- [Information supplied]:
═══
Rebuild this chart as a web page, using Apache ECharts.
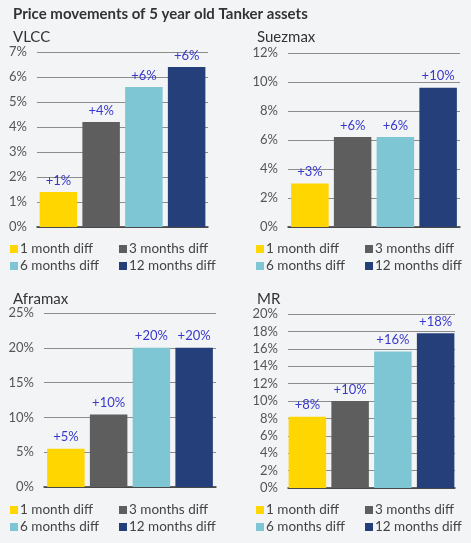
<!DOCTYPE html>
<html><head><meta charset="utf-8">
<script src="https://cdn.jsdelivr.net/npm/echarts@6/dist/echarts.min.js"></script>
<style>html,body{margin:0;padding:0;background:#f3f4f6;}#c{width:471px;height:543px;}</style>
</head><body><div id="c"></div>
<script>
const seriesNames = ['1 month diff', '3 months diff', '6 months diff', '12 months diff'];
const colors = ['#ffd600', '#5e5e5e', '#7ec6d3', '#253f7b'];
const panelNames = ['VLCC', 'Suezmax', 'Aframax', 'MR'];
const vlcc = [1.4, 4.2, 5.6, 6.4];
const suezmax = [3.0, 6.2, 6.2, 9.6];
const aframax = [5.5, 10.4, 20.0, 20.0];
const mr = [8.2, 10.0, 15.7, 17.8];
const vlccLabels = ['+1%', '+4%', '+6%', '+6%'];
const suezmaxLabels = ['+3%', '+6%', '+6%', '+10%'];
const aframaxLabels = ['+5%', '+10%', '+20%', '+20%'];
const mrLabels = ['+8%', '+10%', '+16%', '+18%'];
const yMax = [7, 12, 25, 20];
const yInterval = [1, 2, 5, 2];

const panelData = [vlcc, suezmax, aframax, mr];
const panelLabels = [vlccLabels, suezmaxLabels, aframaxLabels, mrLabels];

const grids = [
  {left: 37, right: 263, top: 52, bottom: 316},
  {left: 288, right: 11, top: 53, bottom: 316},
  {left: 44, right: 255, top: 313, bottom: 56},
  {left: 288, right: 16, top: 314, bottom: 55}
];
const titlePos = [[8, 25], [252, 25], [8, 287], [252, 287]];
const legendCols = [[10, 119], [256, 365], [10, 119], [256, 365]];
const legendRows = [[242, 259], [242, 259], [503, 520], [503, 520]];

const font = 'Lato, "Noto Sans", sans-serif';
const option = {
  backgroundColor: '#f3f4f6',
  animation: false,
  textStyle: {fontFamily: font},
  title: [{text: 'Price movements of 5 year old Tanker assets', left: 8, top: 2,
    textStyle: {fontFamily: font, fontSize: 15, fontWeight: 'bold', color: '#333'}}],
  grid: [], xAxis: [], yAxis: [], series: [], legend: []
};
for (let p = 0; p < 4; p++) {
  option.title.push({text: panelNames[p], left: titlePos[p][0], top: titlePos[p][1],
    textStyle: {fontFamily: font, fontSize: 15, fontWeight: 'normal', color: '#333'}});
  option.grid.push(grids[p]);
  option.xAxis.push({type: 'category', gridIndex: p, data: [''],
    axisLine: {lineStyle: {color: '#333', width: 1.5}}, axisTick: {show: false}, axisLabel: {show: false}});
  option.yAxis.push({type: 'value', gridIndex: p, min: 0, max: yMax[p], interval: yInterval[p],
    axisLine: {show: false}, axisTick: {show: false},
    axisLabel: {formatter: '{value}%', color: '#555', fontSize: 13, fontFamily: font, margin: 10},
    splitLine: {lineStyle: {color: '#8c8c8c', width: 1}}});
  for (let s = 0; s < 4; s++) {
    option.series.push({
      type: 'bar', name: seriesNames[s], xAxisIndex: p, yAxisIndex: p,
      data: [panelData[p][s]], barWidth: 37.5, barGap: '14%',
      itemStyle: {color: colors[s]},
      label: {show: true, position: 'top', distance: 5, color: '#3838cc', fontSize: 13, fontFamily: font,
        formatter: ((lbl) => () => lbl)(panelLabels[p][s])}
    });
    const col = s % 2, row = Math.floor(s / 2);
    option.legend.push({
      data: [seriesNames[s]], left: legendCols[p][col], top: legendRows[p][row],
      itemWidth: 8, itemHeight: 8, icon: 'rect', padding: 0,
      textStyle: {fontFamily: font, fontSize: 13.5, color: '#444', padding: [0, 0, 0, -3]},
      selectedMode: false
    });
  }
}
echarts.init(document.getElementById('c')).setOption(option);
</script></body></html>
═══
- [Written instruction]:
Reproduce only the lines from the beginning of the data through the line that contains "520], [503, 520]];", both included, and please drop the pictures.

- [Response to this exercise]:
Rebuild this chart as a web page, using Apache ECharts.
<!DOCTYPE html>
<html><head><meta charset="utf-8">
<script src="https://cdn.jsdelivr.net/npm/echarts@6/dist/echarts.min.js"></script>
<style>html,body{margin:0;padding:0;background:#f3f4f6;}#c{width:471px;height:543px;}</style>
</head><body><div id="c"></div>
<script>
const seriesNames = ['1 month diff', '3 months diff', '6 months diff', '12 months diff'];
const colors = ['#ffd600', '#5e5e5e', '#7ec6d3', '#253f7b'];
const panelNames = ['VLCC', 'Suezmax', 'Aframax', 'MR'];
const vlcc = [1.4, 4.2, 5.6, 6.4];
const suezmax = [3.0, 6.2, 6.2, 9.6];
const aframax = [5.5, 10.4, 20.0, 20.0];
const mr = [8.2, 10.0, 15.7, 17.8];
const vlccLabels = ['+1%', '+4%', '+6%', '+6%'];
const suezmaxLabels = ['+3%', '+6%', '+6%', '+10%'];
const aframaxLabels = ['+5%', '+10%', '+20%', '+20%'];
const mrLabels = ['+8%', '+10%', '+16%', '+18%'];
const yMax = [7, 12, 25, 20];
const yInterval = [1, 2, 5, 2];

const panelData = [vlcc, suezmax, aframax, mr];
const panelLabels = [vlccLabels, suezmaxLabels, aframaxLabels, mrLabels];

const grids = [
  {left: 37, right: 263, top: 52, bottom: 316},
  {left: 288, right: 11, top: 53, bottom: 316},
  {left: 44, right: 255, top: 313, bottom: 56},
  {left: 288, right: 16, top: 314, bottom: 55}
];
const titlePos = [[8, 25], [252, 25], [8, 287], [252, 287]];
const legendCols = [[10, 119], [256, 365], [10, 119], [256, 365]];
const legendRows = [[242, 259], [242, 259], [503, 520], [503, 520]];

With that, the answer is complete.